More on conspiracy mongering. Coming up with conspiracy theories is a pathological way of dealing with too much information (which threatens to bury us, confront us with our utter insignificance), with often strikingly inventive and ingenious results. But perhaps more often, the results are pernicious and hateful, prompting deranged people to commit crimes in the name of their disturbed theories. If the hypothesis that conspiracies derive from stunted creative energy with no socially sanctioned outlet holds, would creating these theories provide an outlet for such people’s unstable pent-up energy, their alienation and feelings of powerlessness? Does it help them let off steam, defusing the danger they otherwise represent? Or do the theories necessarily harden them in their madness, providing justification to go further, to act, to murder a bunch of celebrities on Cielo Drive, or a guard at the Holocaust Museum. 

This article by Mark Oppenheimer, the first of a series, (via the Atlantic’s Ideas blog) promises to investigate what drives Holocaust deniers to reject history in favor of nebulous and despised conspiracy theories.
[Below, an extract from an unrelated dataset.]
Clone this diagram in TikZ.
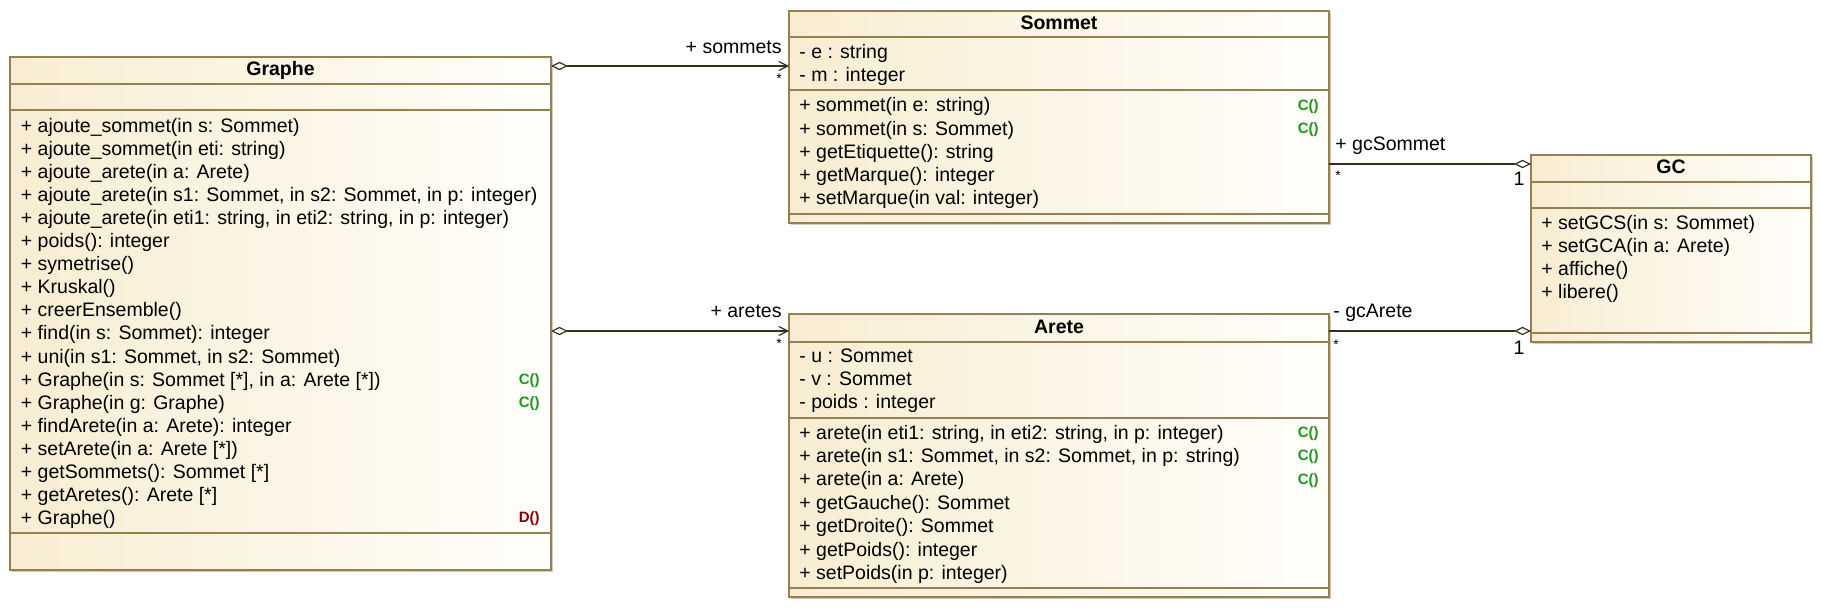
\documentclass[tikz,border=0pt]{standalone}
\usepackage{fontspec}
\setmainfont{Liberation Sans}
\usetikzlibrary{arrows.meta,calc}
\definecolor{bord}{RGB}{150,128,80}
\definecolor{fillL}{RGB}{248,237,210}
\definecolor{fillR}{RGB}{255,254,250}
\definecolor{shad}{RGB}{212,204,186}
\definecolor{lin}{RGB}{55,45,30}
\definecolor{cgreen}{RGB}{30,150,30}
\definecolor{dred}{RGB}{130,0,0}
\tikzset{
  classbox/.style={draw=bord, line width=0.6pt, left color=fillL, right color=fillR, inner sep=0pt, outer sep=0pt, anchor=north west},
  sepline/.style={draw=bord, line width=0.6pt},
  shadowbox/.style={fill=shad},
  txt/.style={font=\fontsize{9.75pt}{11.5pt}\selectfont, inner sep=0pt, text height=7.2pt, text depth=2.1pt, anchor=west},
  ttl/.style={font=\fontsize{9.75pt}{11.5pt}\selectfont\bfseries, inner sep=0pt, text height=7.2pt, text depth=2.1pt, anchor=center},
  ctor/.style={font=\fontsize{7.5pt}{8pt}\selectfont\bfseries, text=cgreen, inner sep=0pt, text height=5pt, text depth=1.5pt, anchor=east},
  dtor/.style={ctor, text=dred},
  mult/.style={font=\fontsize{7pt}{8pt}\selectfont, inner sep=0pt, anchor=base},
  conn/.style={draw=lin, line width=0.6pt},
  agg/.tip={Diamond[open, fill=white, length=8.5pt, width=4.2pt]},
  nav/.tip={Straight Barb[length=4.5pt, width=4.6pt]}
}
\begin{document}
\begin{tikzpicture}[x=0.5pt,y=-0.5pt]
\useasboundingbox (0,0) rectangle (1823,609);

% ---------- Graphe ----------
\fill[shadowbox] (12,59) rectangle (553,572);
\node[classbox, minimum width=270.5pt, minimum height=256.5pt] (graphe) at (10,57) {};
\draw[sepline] (10,84) -- (551,84);
\draw[sepline] (10,110) -- (551,110);
\draw[sepline] (10,533) -- (551,533);
\node[ttl] (gtitle) at (280.5,70.5) {Graphe};
\foreach \t [count=\i] in {
  {+ ajoute\_sommet(in s: Sommet)},
  {+ ajoute\_sommet(in eti: string)},
  {+ ajoute\_arete(in a: Arete)},
  {+ ajoute\_arete(in s1: Sommet, in s2: Sommet, in p: integer)},
  {+ ajoute\_arete(in eti1: string, in eti2: string, in p: integer)},
  {+ poids(): integer},
  {+ symetrise()},
  {+ Kruskal()},
  {+ creerEnsemble()},
  {+ find(in s: Sommet): integer},
  {+ uni(in s1: Sommet, in s2: Sommet)},
  {+ Graphe(in s: Sommet [*], in a: Arete [*])},
  {+ Graphe(in g: Graphe)},
  {+ findArete(in a: Arete): integer},
  {+ setArete(in a: Arete [*])},
  {+ getSommets(): Sommet [*]},
  {+ getAretes(): Arete [*]},
  {+ Graphe()}}
  \node[txt] (gm\i) at (20.5,{127.3+23.06*(\i-1)}) {\t};
\node[ctor] (gc1) at (540,{127.3+23.06*11}) {C()};
\node[ctor] (gc2) at (540,{127.3+23.06*12}) {C()};
\node[dtor] (gd1) at (540,{127.3+23.06*17}) {D()};

% ---------- Sommet ----------
\fill[shadowbox] (791,13) rectangle (1331,225);
\node[classbox, minimum width=270pt, minimum height=106pt] (sommet) at (789,11) {};
\draw[sepline] (789,37) -- (1329,37);
\draw[sepline] (789,90) -- (1329,90);
\draw[sepline] (789,214) -- (1329,214);
\node[ttl] (stitle) at (1059,24) {Sommet};
\node[txt] (sa1) at (799,53.3) {- e : string};
\node[txt] (sa2) at (799,76.7) {- m : integer};
\foreach \t [count=\i] in {
  {+ sommet(in e: string)},
  {+ sommet(in s: Sommet)},
  {+ getEtiquette(): string},
  {+ getMarque(): integer},
  {+ setMarque(in val: integer)}}
  \node[txt] (sm\i) at (799,{106.7+23.3*(\i-1)}) {\t};
\node[ctor] (sc1) at (1319,106.7) {C()};
\node[ctor] (sc2) at (1319,130) {C()};

% ---------- Arete ----------
\fill[shadowbox] (791,316) rectangle (1331,599);
\node[classbox, minimum width=270pt, minimum height=141.5pt] (arete) at (789,314) {};
\draw[sepline] (789,342) -- (1329,342);
\draw[sepline] (789,418) -- (1329,418);
\draw[sepline] (789,588) -- (1329,588);
\node[ttl] (atitle) at (1059,328) {Arete};
\node[txt] (aa1) at (799,357.7) {- u : Sommet};
\node[txt] (aa2) at (799,380.7) {- v : Sommet};
\node[txt] (aa3) at (799,403.5) {- poids : integer};
\foreach \t [count=\i] in {
  {+ arete(in eti1: string, in eti2: string, in p: integer)},
  {+ arete(in s1: Sommet, in s2: Sommet, in p: string)},
  {+ arete(in a: Arete)},
  {+ getGauche(): Sommet},
  {+ getDroite(): Sommet},
  {+ getPoids(): integer},
  {+ setPoids(in p: integer)}}
  \node[txt] (am\i) at (799,{434+23.4*(\i-1)}) {\t};
\node[ctor] (ac1) at (1319,434) {C()};
\node[ctor] (ac2) at (1319,457.4) {C()};
\node[ctor] (ac3) at (1319,480.8) {C()};

% ---------- GC ----------
\fill[shadowbox] (1533,157) rectangle (1813,344);
\node[classbox, minimum width=140pt, minimum height=93.5pt] (gc) at (1531,155) {};
\draw[sepline] (1531,182) -- (1811,182);
\draw[sepline] (1531,208) -- (1811,208);
\draw[sepline] (1531,333) -- (1811,333);
\node[ttl] (gctitle) at (1671,168) {GC};
\foreach \t [count=\i] in {
  {+ setGCS(in s: Sommet)},
  {+ setGCA(in a: Arete)},
  {+ affiche()},
  {+ libere()}}
  \node[txt] (gcm\i) at (1541,{224.3+23*(\i-1)}) {\t};

% ---------- connectors ----------
\coordinate (y1) at (0,66);
\coordinate (y2) at (0,331);
\coordinate (y3) at (0,164);
\coordinate (y4) at (0,331);
\draw[conn, {agg}-{nav}] (graphe.east |- y1) -- (sommet.west |- y1);
\draw[conn, {agg}-{nav}] (graphe.east |- y2) -- (arete.west |- y2);
\draw[conn, -{agg}] (sommet.east |- y3) -- (gc.west |- y3);
\draw[conn, -{agg}] (arete.east |- y4) -- (gc.west |- y4);

% ---------- connector labels ----------
\node[txt, anchor=east] (l1) at (782,48.3) {+ sommets};
\node[mult] (m1) at (779,84) {*};
\node[txt, anchor=east] (l2) at (782,312.3) {+ aretes};
\node[mult] (m2) at (779,348) {*};
\node[txt] (l3) at (1335,145.7) {+ gcSommet};
\node[mult, anchor=base west] (m3) at (1335,181) {*};
\node[txt, anchor=base] (m4) at (1519,186) {1};
\node[txt] (l4) at (1333,312.3) {- gcArete};
\node[mult, anchor=base west] (m5) at (1333,349) {*};
\node[txt, anchor=base] (m6) at (1519,354) {1};
\end{tikzpicture}
\end{document}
The first installment contains this remarkable exchange between the author and Bradley Smith, a 79-year-old Holocaust denier.

Once we were both seated at the coffee shop, I tried to ask Smith about possible flaws in the works of great Holocaust historians.
“You’ve read all the standard accounts,” I asked, “like Lucy Dawidowicz and Raul Hilberg?”
“Yeah,” Smith said, “that’s what I started with, I read Hilberg. I didn’t read them very closely. Because I’m not really interested in the history of the period.”
I was a little shocked. “I mean, you read Lucy Dawidowicz’s book on the period? You read David Wyman?”
“Not thoroughly,” Smith said. “Wyman, I didn’t read. He came a bit too late.”
I was astounded. “But that’s kind of amazing, right? Because here are these classic works of Holocaust literature that purport to show it all and you say you haven’t read them closely. So you have read Arthur Butz, who’s a nobody in the field, closely, but you haven’t read the great titans in the field closely?” 
“You know what? I’m not interested in the story,” he replied. “Revisionists have written very detailed documents about the holes—”
“So what are you interested in?”
“In a free exchange of ideas.”
“But you aren’t interested in trying to find out which ideas are right?”
“Not particularly. You know what I’m really interested in? Every generation has its taboo, and I happen to be here with this taboo. I happen to be here with this one. And I can see how it’s exploited, and who benefits from the exploitation.”

Smith wants to reason backward to some crazy version of the “truth” by starting with the bad incentives of supposed “exploiters” of history, all while regarding history itself as insignificant. But if history doesn’t matter, what is even at stake? As he says, the “free exchange of ideas,” but what that really means is his freedom to be recognized as different in a culture that seems to encourage sameness and at times projects images of a homogeneous people all believing the same things. (“The Nazis were evil.” “Everybody loves the Beatles.”) It’s a grandiose way of signaling resistance to the normative culture of our time (to borrow a phrase Amitai Etzioni uses in this TNR article). What is at stake for him in his Holocaust denial is not history at all or even his urge to disseminate anti-Semitic propaganda. Rather, it’s nothing other than his own reputation as a stalwart nonconformist. Holocaust denial ends up seeming like the extreme version of hating Coldplay because they are popular.